You might consider filing a Chapter 13 bankruptcy in order to keep your house and the assets you worked hard to accumulate. Someone may have told you that, after three to five years of tightening your belt and making payments to your creditors through the court, you could walk away with all of your assets, including your house, intact. You just have to come up with a repayment plan that meets the court’s approval.

Well, it’s not quite that simple, but it does provide a basic outline of the process. Of course, you must meet certain qualifications first, such as having a steady income, enough disposable income to fulfill the plan, and you must meet other criteria for bankruptcy. Let’s say that you make it through the vetting process and file. What happens after you complete your plan?

The Chapter 13 discharge

This piece of paper makes the whole process worth it. In order to obtain a discharge, the following must be true:

  1. You must successfully complete your repayment plan.
  2. You must not have received a bankruptcy discharge through another filing within two years from the filing of your current Chapter 13 case.
  3. You must complete a court-approved financial management course.
  4. You must attend a court hearing regarding whether any pending proceeding could infringe upon and limit your homestead exemption.

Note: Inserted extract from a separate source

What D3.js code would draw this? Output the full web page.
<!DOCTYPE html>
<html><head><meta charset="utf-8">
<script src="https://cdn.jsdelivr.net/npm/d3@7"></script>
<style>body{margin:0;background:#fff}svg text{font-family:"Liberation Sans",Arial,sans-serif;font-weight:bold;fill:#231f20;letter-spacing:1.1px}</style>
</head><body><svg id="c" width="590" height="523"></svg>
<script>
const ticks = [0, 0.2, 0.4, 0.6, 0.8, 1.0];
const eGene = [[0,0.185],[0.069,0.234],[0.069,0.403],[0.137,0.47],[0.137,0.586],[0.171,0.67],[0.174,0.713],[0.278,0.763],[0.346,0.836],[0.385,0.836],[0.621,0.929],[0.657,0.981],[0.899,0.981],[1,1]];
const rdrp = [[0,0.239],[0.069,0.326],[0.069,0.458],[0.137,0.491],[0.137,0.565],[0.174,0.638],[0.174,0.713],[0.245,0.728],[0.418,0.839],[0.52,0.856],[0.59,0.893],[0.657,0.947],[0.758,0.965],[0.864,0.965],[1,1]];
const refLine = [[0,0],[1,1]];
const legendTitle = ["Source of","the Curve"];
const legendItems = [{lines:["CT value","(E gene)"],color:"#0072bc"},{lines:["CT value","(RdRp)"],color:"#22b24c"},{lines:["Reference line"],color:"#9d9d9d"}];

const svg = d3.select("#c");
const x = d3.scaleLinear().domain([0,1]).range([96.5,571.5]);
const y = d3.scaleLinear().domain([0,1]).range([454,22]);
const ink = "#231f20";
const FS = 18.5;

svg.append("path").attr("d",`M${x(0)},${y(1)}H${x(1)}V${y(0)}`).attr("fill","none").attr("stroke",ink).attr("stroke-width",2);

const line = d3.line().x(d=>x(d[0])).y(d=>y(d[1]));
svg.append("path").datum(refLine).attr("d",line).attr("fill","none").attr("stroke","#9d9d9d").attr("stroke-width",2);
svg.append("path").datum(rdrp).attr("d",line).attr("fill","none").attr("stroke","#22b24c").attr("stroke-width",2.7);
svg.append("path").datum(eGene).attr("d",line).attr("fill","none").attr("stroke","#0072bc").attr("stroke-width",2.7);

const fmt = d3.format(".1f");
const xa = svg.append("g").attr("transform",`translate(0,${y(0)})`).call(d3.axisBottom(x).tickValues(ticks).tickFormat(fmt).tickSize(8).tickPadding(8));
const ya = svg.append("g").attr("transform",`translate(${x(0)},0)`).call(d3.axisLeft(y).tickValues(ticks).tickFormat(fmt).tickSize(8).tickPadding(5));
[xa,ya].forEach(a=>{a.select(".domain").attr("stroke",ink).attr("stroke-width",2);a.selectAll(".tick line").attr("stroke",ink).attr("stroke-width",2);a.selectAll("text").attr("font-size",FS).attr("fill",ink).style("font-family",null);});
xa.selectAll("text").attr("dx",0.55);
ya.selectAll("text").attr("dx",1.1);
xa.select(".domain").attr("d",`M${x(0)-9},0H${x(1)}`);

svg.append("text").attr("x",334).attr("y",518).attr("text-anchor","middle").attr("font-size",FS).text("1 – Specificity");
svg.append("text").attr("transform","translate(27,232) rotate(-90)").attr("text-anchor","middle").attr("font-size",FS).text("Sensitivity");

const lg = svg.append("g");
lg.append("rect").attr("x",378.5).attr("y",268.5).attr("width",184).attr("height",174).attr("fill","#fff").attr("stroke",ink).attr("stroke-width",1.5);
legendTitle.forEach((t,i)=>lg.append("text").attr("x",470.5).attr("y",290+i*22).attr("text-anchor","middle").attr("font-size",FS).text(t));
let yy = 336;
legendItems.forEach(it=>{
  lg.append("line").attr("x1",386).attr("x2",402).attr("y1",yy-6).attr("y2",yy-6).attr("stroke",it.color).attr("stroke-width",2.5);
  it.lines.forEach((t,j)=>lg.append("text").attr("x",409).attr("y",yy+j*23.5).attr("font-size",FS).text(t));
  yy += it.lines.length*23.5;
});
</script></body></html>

Your discharge releases you from payment of all your debts, except the following:

  1. You remain obligated to pay certain long-term debts such as the mortgage loan on your home.
  2. You remain obligated to pay debts such as child support, alimony and some taxes.
  3. You must continue to pay debts arising out of a criminal conviction.
  4. You must continue to pay debts arising out of the death or serious injury in an alcohol or drug-related crash caused by you.

Of course, if you pay these debts in full as part of your repayment plan, these exceptions do not apply. Some other debts could qualify for discharge unless the party to whom you might owe the debt successfully proves to the court that the debt should not be discharged:

  1. Property or money you received through false pretenses, fraud or a breach of fiduciary duty.
  2. Civil Damages or restitution arising out of a malicious or willful act on your part, which caused serious injury or death, requires court approval for exclusion from discharge.

Chapter 13 also allows you to discharge debts not eligible for discharge in other chapters such as the following:

  1. Debts you incurred for the malicious or willful damage of property.
  2. Debts you incurred in order to pay taxes not eligible for discharge.
  3. Debts you incurred through a property settlement agreement in a separation or divorce.

When you receive your discharge, be certain of what debts you must continue to pay.